Nos collègues députés ont en outre souhaité un rapport sur la neutralité des réseaux de communications électroniques. Cette question peut encore paraître théorique, mais elle est fondamentale aux États-Unis.

Enfin, un rapport décrira le stockage des données à caractère personnel par les prestataires techniques de communications électroniques sur le thème très important du droit à la vie privée sur internet, qui fait d’ailleurs l’objet d’une proposition de loi de nos collègues Yves Détraigne et Anne-Marie Escoffier.

Mes chers collègues, les orientations du Sénat n’ont pas été remises en cause par l’Assemblée nationale. Elles ont au contraire été consolidées par l’ajout de dispositions pertinentes. De plus, la rédaction de la proposition de loi a été améliorée.

Fort de ce constat, la commission de l’économie, du développement durable et de l’aménagement du territoire souhaite que ce texte puisse être adopté sans modification.

Pour conclure, je veux vous rappeler rapidement pourquoi la commission est favorable à ce texte, modifié par l’Assemblée nationale.

Le titre II relatif au très haut débit, qui est le cœur de la proposition de loi, n’a pratiquement pas été retouché. L’Assemblée nationale a apporté quelques clarifications, mais très peu d’ajouts. Il reste, dans son inspiration et dans son écriture, tel que nous l’avions adopté en première lecture.

Le titre Ier concernant la TNT a été, en revanche, beaucoup plus remanié par les députés. Néanmoins, les modifications apportées sont positives et s’inscrivent dans la perspective que nous avions indiquée au Gouvernement dès le mois de juillet, qui est d’apporter la télévision numérique à 100 % des Français. Cet objectif, qui nous tient à cœur, a été révisé à la hausse avec le doublement de la puissance des émetteurs. En outre, ceux qui se trouveraient dans des zones blanches pourraient bénéficier d’une aide de 250 euros afin de s’équiper en moyens alternatifs de réception.

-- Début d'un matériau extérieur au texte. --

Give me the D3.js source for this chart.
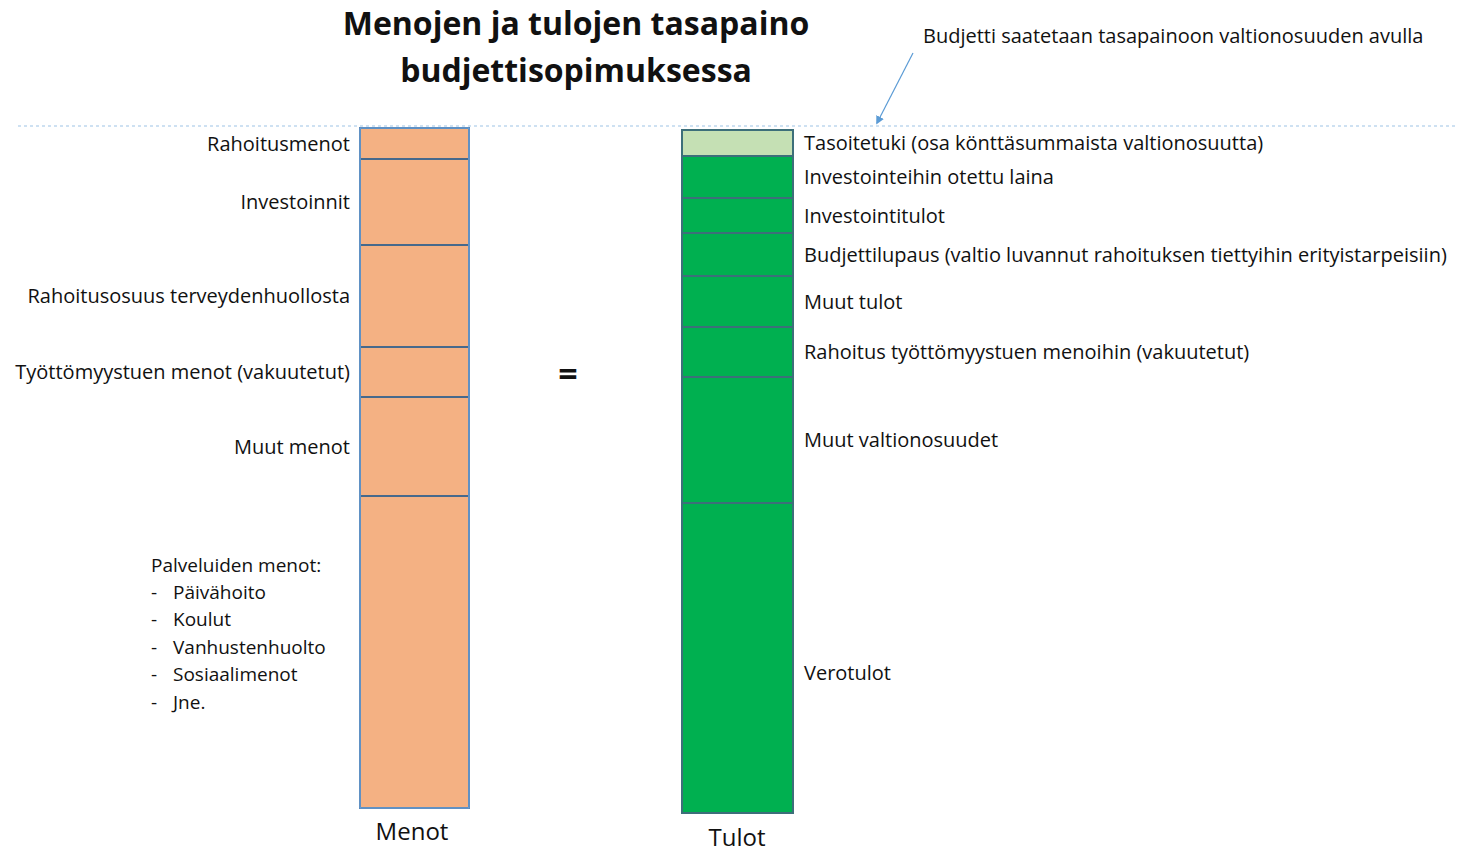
<!DOCTYPE html>
<html>
<head>
<meta charset="utf-8">
<script src="https://cdn.jsdelivr.net/npm/d3@7"></script>
<style>
  body { margin: 0; background: #fff; }
  text { font-family: "Open Sans", Lato, sans-serif; fill: #111; }
</style>
</head>
<body>
<div id="div_chart"></div>
<script>
// expenses (menot), top to bottom
const menotLabels = ["Rahoitusmenot", "Investoinnit", "Rahoitusosuus terveydenhuollosta",
  "Työttömyystuen menot (vakuutetut)", "Muut menot", "Palveluiden menot:"];
const menotValues = [31, 86, 102, 50, 99, 312];
const palveluItems = ["Päivähoito", "Koulut", "Vanhustenhuolto", "Sosiaalimenot", "Jne."];

// income (tulot), top to bottom
const tulotLabels = ["Tasoitetuki (osa könttäsummaista valtionosuutta)", "Investointeihin otettu laina",
  "Investointitulot", "Budjettilupaus (valtio luvannut rahoituksen tiettyihin erityistarpeisiin)",
  "Muut tulot", "Rahoitus työttömyystuen menoihin (vakuutetut)", "Muut valtionosuudet", "Verotulot"];
const tulotValues = [26, 42, 35, 43, 51, 50, 126, 310];
const tulotColors = ["#c5e0b4", "#00b050", "#00b050", "#00b050", "#00b050", "#00b050", "#00b050", "#00b050"];

const titleLines = ["Menojen ja tulojen tasapaino", "budjettisopimuksessa"];
const note = "Budjetti saatetaan tasapainoon valtionosuuden avulla";

const width = 1457, height = 853;
const barW = 110;

const svg = d3.select("#div_chart")
  .append("svg")
    .attr("width", width)
    .attr("height", height);

// turn values into stacked segments
function stack(values, labels) {
  const ends = d3.cumsum(values);
  return values.map((v, i) => ({label: labels[i], y0: ends[i] - v, y1: ends[i], i}));
}
const menot = stack(menotValues, menotLabels);
const tulot = stack(tulotValues, tulotLabels);

// scales
const x = d3.scaleOrdinal().domain(["Menot", "Tulot"]).range([360, 682]);
const yL = d3.scaleLinear().domain([0, d3.sum(menotValues)]).range([128, 808]);
const yR = d3.scaleLinear().domain([0, d3.sum(tulotValues)]).range([130, 813]);

// title
svg.append("g").selectAll("text")
  .data(titleLines)
  .join("text")
    .attr("x", 576)
    .attr("y", (d, i) => 35 + i * 47)
    .attr("text-anchor", "middle")
    .style("font-size", "32px")
    .style("font-weight", "bold")
    .text(d => d);

// balance line
svg.append("line")
  .attr("x1", 18).attr("x2", width)
  .attr("y1", 126).attr("y2", 126)
  .attr("stroke", "#9dc3e6")
  .attr("stroke-width", 1.2)
  .attr("stroke-dasharray", "3,3");

// annotation + arrow
svg.append("defs").append("marker")
  .attr("id", "arrow")
  .attr("viewBox", "0 0 10 10")
  .attr("refX", 8).attr("refY", 5)
  .attr("markerWidth", 7).attr("markerHeight", 7)
  .attr("orient", "auto")
  .append("path")
    .attr("d", "M0,0 L10,5 L0,10 z")
    .attr("fill", "#5b9bd5");

svg.append("line")
  .attr("x1", 913).attr("y1", 53)
  .attr("x2", 877).attr("y2", 123)
  .attr("stroke", "#5b9bd5")
  .attr("stroke-width", 1.2)
  .attr("marker-end", "url(#arrow)");

svg.append("text")
  .attr("x", 923).attr("y", 43)
  .style("font-size", "20px")
  .text(note);

// expenses bar
const gL = svg.append("g");
gL.selectAll("rect")
  .data(menot)
  .join("rect")
    .attr("x", x("Menot"))
    .attr("width", barW - 1)
    .attr("y", d => yL(d.y0))
    .attr("height", d => yL(d.y1) - yL(d.y0))
    .attr("fill", "#f4b183")
    .attr("stroke", "#46698c")
    .attr("stroke-width", 2);

// light blue outer frame of the expenses bar
gL.append("rect")
  .attr("x", x("Menot"))
  .attr("width", barW - 1)
  .attr("y", yL(0))
  .attr("height", yL(d3.sum(menotValues)) - yL(0))
  .attr("fill", "none")
  .attr("stroke", "#6a9fd6")
  .attr("stroke-width", 1.5);

gL.selectAll("text.lbl")
  .data(menot.slice(0, 5))
  .join("text")
    .attr("class", "lbl")
    .attr("x", x("Menot") - 10)
    .attr("y", d => (yL(d.y0) + yL(d.y1)) / 2)
    .attr("dy", "0.35em")
    .attr("text-anchor", "end")
    .style("font-size", "20px")
    .text(d => d.label);

// services block
const pal = menot[5];
const palTop = yL(pal.y0) + 69;
gL.append("text")
  .attr("x", 151).attr("y", palTop)
  .attr("dy", "0.35em")
  .style("font-size", "19px")
  .text(pal.label);
const items = gL.selectAll("g.item")
  .data(palveluItems)
  .join("g")
    .attr("class", "item")
    .attr("transform", (d, i) => `translate(0,${palTop + 27 + i * 27.5})`);
items.append("text")
  .attr("x", 151).attr("dy", "0.35em")
  .style("font-size", "19px")
  .text("-");
items.append("text")
  .attr("x", 173).attr("dy", "0.35em")
  .style("font-size", "19px")
  .text(d => d);

// income bar
const gR = svg.append("g");
gR.selectAll("rect")
  .data(tulot)
  .join("rect")
    .attr("x", x("Tulot"))
    .attr("width", barW + 1)
    .attr("y", d => yR(d.y0))
    .attr("height", d => yR(d.y1) - yR(d.y0))
    .attr("fill", d => tulotColors[d.i])
    .attr("stroke", "#3d6f7a")
    .attr("stroke-width", 2);

gR.selectAll("text")
  .data(tulot)
  .join("text")
    .attr("x", x("Tulot") + barW + 12)
    .attr("y", d => (yR(d.y0) + yR(d.y1)) / 2 + (d.i === 7 ? 15 : 0))
    .attr("dy", "0.35em")
    .style("font-size", "20px")
    .text(d => d.label);

// bar names
svg.append("text")
  .attr("x", x("Menot") + barW / 2 - 3)
  .attr("y", 840)
  .attr("text-anchor", "middle")
  .style("font-size", "24px")
  .text("Menot");
svg.append("text")
  .attr("x", x("Tulot") + barW / 2)
  .attr("y", 846)
  .attr("text-anchor", "middle")
  .style("font-size", "24px")
  .text("Tulot");

// equals sign
svg.append("text")
  .attr("x", 568).attr("y", 374)
  .attr("dy", "0.35em")
  .attr("text-anchor", "middle")
  .style("font-size", "34px")
  .style("font-weight", "bold")
  .text("=");
</script>
</body>
</html>
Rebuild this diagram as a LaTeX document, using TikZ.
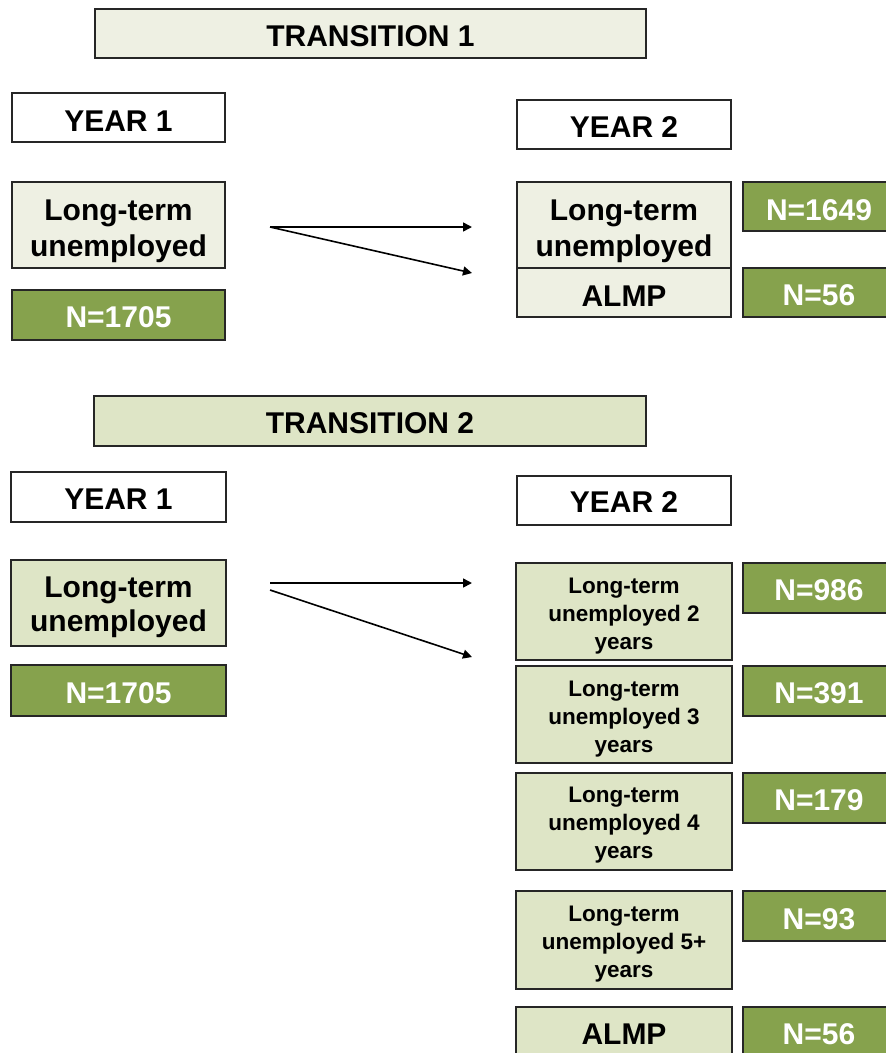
\documentclass[tikz,border=0pt]{standalone}
\usepackage{fontspec}
\setmainfont{Liberation Sans}
\usetikzlibrary{arrows.meta}
\definecolor{grn}{HTML}{86A24D}
\definecolor{paleA}{HTML}{EEF0E3}
\definecolor{paleB}{HTML}{DEE5C6}
% invisible strut that moves the text of a node down
\newcommand\tdn[1]{\rule{0pt}{#1pt}}
\begin{document}
\begin{tikzpicture}[x=1pt,y=-1pt]
\useasboundingbox (0,0) rectangle (886,1053);
\tikzset{
  bx/.style={draw=black!85, line width=1.4pt, inner sep=0pt, align=center, text=black,
    font=\bfseries\fontsize{30}{36}\selectfont},
  wbox/.style={bx, fill=white},
  pabox/.style={bx, fill=paleA},
  pbbox/.style={bx, fill=paleB},
  smallbox/.style={bx, fill=paleB, font=\bfseries\fontsize{22.5}{28}\selectfont},
  gbox/.style={bx, fill=grn, text=white},
  arr/.style={line width=1.6pt, -{Triangle[length=9pt,width=9pt]}}
}
% ---------- Transition 1 ----------
\node[pabox, minimum width=551, minimum height=49] (t1) at (370.5,33.5) {\tdn{26.5}TRANSITION 1};
\node[wbox, minimum width=213, minimum height=49] (y1a) at (118.5,117.5) {\tdn{27.5}YEAR 1};
\node[wbox, minimum width=214, minimum height=49] (y2a) at (624,124.5) {\tdn{25.5}YEAR 2};
\node[pabox, minimum width=213, minimum height=86, font=\bfseries\fontsize{30}{36}\selectfont] (l1a) at (118.5,225) {\tdn{33}Long-term\\unemployed};
\node[gbox, minimum width=213, minimum height=50] (n1a) at (118.5,315) {\tdn{24.5}N=1705};
\node[pabox, minimum width=214, minimum height=86] (l2a) at (624,225) {\tdn{33}Long-term\\unemployed};
\node[pabox, minimum width=214, minimum height=49] (a2a) at (624,292.5) {\tdn{27.5}ALMP};
\node[gbox, minimum width=152, minimum height=49] (g1a) at (819,206.5) {\tdn{27.5}N=1649};
\node[gbox, minimum width=152, minimum height=49] (g2a) at (819,292.5) {\tdn{26.5}N=56};
\coordinate (s1) at (270,227);
\coordinate (e1) at (472,227);
\coordinate (e2) at (472,273);
\draw[arr] (s1) -- (e1);
\draw[arr] (s1) -- (e2);
% ---------- Transition 2 ----------
\node[pbbox, minimum width=552, minimum height=50] (t2) at (370,421) {\tdn{24.5}TRANSITION 2};
\node[wbox, minimum width=215, minimum height=50] (y1b) at (118.5,497) {\tdn{24.5}YEAR 1};
\node[wbox, minimum width=214, minimum height=49] (y2b) at (624,500.5) {\tdn{24.5}YEAR 2};
\node[pbbox, minimum width=215, minimum height=86, font=\bfseries\fontsize{30}{34}\selectfont] (l1b) at (118.5,603) {\tdn{29}Long-term\\unemployed};
\node[gbox, minimum width=215, minimum height=51] (n1b) at (118.5,690.5) {\tdn{25.5}N=1705};
\node[smallbox, minimum width=216, minimum height=97] (r2) at (624,611.5) {\tdn{24}Long-term\\unemployed 2\\years};
\node[smallbox, minimum width=216, minimum height=97] (r3) at (624,714.5) {\tdn{24}Long-term\\unemployed 3\\years};
\node[smallbox, minimum width=216, minimum height=97] (r4) at (624,821.5) {\tdn{23}Long-term\\unemployed 4\\years};
\node[smallbox, minimum width=216, minimum height=98] (r5) at (624,940) {\tdn{24}Long-term\\unemployed 5+\\years};
\node[pbbox, minimum width=216, minimum height=52] (ra) at (624,1033) {\tdn{22.5}ALMP};
\node[gbox, minimum width=152, minimum height=50] (g2) at (819,588) {\tdn{25.5}N=986};
\node[gbox, minimum width=152, minimum height=50] (g3) at (819,691) {\tdn{25.5}N=391};
\node[gbox, minimum width=152, minimum height=50] (g4) at (819,798) {\tdn{25.5}N=179};
\node[gbox, minimum width=152, minimum height=50] (g5) at (819,916) {\tdn{26.5}N=93};
\node[gbox, minimum width=152, minimum height=52] (ga) at (819,1033) {\tdn{22.5}N=56};
\coordinate (s2) at (270,583);
\coordinate (s3) at (270,590);
\coordinate (e3) at (472,583);
\coordinate (e4) at (472,657);
\draw[arr] (s2) -- (e3);
\draw[arr] (s3) -- (e4);
\end{tikzpicture}
\end{document}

Comme Nathalie Kosciusko-Morizet vient de l’indiquer, nous quittons la phase d’expérimentation. Après le succès des opérations de Coulommiers, de Kaysersberg et, il y a un mois, du Cotentin, nous allons attaquer le basculement des grandes plaques régionales, d’abord l’Alsace dans deux mois, puis la Basse-Normandie.

Nous ne pouvons plus attendre. Adoptons ces dispositions qui vont dans le bon sens, notamment en augmentant encore les exigences que nous avions formulées en première lecture.

Voilà les raisons pour lesquelles il faut souscrire au souhait de la commission de l’économie, à savoir adopter ce texte sans modification.